Legislator Tim Dennis said as a new member of the board, he had done research on minutes from the beginning of the occupancy tax debate.  

He said back in 2005, when talks began, there were bed and breakfast owners who were on record as approving of an occupancy tax.  He said joint meetings were suspended when litigation was begun.

Fitch added that Yates County is one of the few surrounding counties that did not have an occupancy tax.  He said the Chamber of Commerce, by increasing their revenue gets better matching funds.

Flood reported the Chamber of Commerce gets $57,238,  The Finger Lakes Tourism Alliance receives $11,560 and The Finger Lakes Wine Country and Tourism Marketing gets $38,625 from the Yates County budget.

She said the county spends a lot of other money in other ways just to make the county look nice for tourists.  “Unfortunately, the occupancy tax was taken too personally.  It was not meant to be. We wanted it to be fair to everyone,” she said.

On a note of levity Flood said, ”The county is in good financial standing.This is a fine group of ‘cheapskates,’ and as Democratic whip I can say that.”

As members of the opposition continued to speak, they threw barbs about the Chamber of Commerce and their members not attending meetings of the Legislature.

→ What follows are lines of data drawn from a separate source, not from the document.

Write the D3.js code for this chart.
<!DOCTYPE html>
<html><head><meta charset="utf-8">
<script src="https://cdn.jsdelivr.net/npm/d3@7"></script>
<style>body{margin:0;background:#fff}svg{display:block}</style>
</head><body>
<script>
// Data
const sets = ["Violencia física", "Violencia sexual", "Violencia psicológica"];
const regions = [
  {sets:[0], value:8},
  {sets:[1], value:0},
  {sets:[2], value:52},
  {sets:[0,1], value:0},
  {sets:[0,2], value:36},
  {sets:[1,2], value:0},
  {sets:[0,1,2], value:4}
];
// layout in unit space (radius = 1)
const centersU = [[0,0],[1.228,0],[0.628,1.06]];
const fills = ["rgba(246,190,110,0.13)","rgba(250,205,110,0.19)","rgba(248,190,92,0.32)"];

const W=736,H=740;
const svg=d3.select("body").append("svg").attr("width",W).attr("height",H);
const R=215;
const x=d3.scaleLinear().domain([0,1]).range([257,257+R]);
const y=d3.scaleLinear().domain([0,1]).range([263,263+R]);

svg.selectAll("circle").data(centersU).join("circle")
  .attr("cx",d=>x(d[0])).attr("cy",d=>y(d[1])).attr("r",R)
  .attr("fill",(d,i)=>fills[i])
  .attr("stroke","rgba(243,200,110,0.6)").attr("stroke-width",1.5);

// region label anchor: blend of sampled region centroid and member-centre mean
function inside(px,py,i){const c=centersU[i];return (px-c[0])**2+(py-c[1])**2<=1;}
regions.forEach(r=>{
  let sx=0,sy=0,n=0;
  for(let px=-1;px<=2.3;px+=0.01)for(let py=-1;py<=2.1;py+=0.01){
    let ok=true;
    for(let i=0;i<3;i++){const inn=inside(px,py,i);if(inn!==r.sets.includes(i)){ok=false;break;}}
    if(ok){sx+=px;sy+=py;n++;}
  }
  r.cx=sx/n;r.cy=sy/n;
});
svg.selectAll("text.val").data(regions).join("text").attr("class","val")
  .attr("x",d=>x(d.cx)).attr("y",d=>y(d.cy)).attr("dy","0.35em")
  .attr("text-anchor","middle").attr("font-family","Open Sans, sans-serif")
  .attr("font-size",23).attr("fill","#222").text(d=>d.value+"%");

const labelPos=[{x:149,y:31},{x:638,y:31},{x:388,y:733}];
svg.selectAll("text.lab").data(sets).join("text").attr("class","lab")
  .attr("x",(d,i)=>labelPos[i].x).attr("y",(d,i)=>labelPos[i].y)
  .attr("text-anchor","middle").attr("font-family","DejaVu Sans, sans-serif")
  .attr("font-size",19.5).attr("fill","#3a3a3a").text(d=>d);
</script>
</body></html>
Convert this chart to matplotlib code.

Fitch asked why they were running the Chamber of Commerce down.  “It is absolutely wrong.  I ask people to send Letters to the Editor. I will not put up with this any longer.” Fitch said.

Fitch later apologized for getting so angry. When asked if he would personally reconsider changes or repeal, he said there might be some things that could be done, such as changing the number of times reports need to be filed or a change in penalties — but not the law.

Mixed amongst the speakers on the occupancy tax, Bill Butcher asked the board in light of the state budget if this county plans to cut their budget. 

Multer replied that the county is presently in the budget process and trying to analyze ways to save money.  He said in e-mails received from other counties, everyone is facing this.

Butcher then asked, “Are you looking or going to do something about it?”

Multer then said he would be happy to sit down with Butcher and go over the budget.